Work to do:
In the listing that follows, retype every line from the first through the one containing "from matplotlib.patches import Rectangle". Pictures are to be left out.

Supplied information:
-*-

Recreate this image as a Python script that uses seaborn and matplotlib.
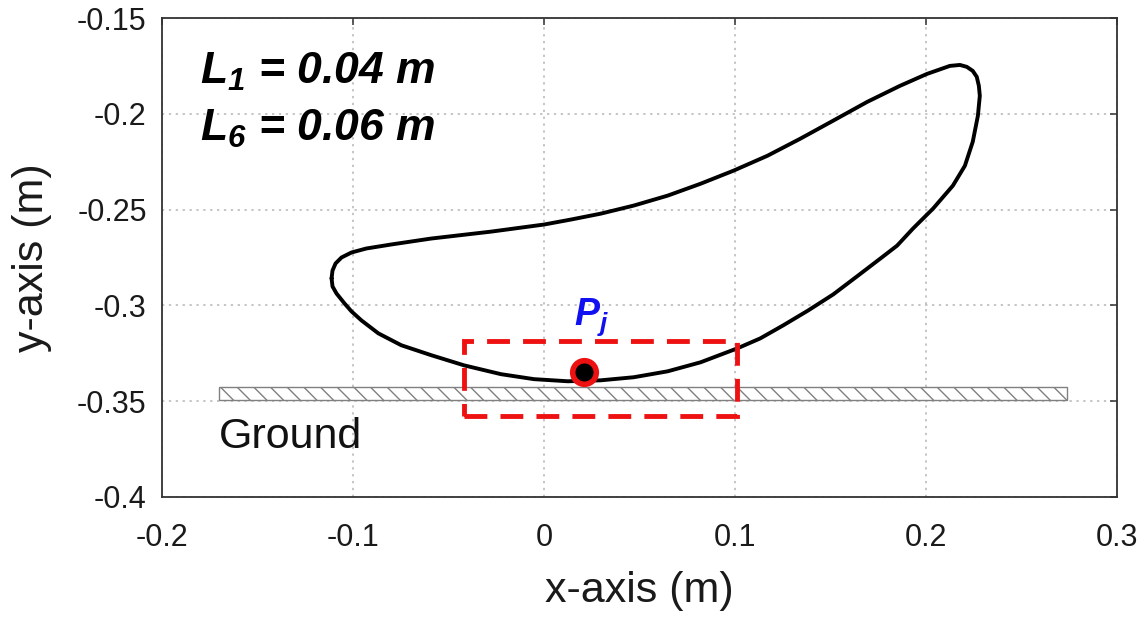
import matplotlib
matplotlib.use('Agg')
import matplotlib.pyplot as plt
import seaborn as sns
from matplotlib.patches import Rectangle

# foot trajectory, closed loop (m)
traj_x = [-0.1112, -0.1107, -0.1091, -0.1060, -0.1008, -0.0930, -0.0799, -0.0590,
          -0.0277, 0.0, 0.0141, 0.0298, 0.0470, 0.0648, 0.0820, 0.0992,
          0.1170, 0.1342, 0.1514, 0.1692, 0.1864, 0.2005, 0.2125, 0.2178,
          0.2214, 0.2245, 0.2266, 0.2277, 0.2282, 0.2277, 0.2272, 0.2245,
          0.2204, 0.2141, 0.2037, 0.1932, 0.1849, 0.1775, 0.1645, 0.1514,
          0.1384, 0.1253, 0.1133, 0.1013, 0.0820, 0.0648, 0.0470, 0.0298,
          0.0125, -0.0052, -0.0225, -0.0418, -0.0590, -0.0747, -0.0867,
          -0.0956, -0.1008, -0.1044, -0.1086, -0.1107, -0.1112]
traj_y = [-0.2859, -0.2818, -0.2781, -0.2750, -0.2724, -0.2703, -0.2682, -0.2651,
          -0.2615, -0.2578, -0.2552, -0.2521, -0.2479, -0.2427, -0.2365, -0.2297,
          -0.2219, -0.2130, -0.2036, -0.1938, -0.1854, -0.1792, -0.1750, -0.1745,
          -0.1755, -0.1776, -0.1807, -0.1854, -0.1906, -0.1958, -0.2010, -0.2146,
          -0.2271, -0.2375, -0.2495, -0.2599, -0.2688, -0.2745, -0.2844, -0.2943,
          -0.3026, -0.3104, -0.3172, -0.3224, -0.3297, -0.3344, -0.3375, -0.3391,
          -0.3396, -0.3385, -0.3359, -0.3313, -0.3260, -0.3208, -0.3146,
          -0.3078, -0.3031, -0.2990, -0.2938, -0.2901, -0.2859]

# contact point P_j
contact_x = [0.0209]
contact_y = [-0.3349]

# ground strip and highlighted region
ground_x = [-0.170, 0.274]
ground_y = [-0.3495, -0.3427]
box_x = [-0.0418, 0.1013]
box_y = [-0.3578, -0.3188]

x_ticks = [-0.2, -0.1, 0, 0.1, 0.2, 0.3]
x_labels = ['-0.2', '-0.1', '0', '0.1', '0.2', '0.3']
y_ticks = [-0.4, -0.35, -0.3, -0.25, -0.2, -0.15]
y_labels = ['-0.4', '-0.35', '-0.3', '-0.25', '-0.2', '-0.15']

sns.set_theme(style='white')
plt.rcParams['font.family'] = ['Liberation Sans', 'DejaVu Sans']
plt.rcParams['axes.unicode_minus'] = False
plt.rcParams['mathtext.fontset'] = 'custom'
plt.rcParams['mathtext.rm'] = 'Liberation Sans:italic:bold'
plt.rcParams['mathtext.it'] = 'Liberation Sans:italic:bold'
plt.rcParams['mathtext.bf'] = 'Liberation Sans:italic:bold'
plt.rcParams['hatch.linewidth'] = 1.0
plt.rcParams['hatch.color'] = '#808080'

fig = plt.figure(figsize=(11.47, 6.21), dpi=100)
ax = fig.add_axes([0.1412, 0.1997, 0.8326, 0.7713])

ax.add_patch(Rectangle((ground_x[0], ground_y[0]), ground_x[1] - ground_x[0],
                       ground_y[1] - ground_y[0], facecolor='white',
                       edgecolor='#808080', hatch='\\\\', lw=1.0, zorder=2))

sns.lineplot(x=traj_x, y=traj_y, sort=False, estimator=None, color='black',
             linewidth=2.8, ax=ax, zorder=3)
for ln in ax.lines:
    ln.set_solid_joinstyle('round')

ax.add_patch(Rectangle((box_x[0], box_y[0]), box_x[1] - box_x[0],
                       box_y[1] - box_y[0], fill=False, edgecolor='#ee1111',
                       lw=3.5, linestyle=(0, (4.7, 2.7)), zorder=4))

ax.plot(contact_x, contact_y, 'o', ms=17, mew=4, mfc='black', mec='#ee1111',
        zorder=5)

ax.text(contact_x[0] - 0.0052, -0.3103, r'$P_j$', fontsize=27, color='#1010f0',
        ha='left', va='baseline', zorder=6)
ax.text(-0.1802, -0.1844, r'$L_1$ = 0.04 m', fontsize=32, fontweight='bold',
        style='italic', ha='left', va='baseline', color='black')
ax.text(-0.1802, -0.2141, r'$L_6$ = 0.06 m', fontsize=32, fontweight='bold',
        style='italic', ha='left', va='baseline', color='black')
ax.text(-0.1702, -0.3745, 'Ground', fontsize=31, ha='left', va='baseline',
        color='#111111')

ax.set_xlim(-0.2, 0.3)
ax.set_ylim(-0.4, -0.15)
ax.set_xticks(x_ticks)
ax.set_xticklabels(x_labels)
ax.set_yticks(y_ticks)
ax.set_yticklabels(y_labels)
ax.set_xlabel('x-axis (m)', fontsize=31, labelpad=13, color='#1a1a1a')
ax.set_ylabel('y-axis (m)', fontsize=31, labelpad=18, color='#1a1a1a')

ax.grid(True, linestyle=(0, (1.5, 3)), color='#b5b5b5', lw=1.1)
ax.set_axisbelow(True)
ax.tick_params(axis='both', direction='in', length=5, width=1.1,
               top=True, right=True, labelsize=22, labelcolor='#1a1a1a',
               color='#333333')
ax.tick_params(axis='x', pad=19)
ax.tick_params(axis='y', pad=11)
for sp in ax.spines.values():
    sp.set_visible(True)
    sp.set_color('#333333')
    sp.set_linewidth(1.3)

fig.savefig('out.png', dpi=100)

-*-

Exercise answer:
Recreate this image as a Python script that uses seaborn and matplotlib.
import matplotlib
matplotlib.use('Agg')
import matplotlib.pyplot as plt
import seaborn as sns
from matplotlib.patches import Rectangle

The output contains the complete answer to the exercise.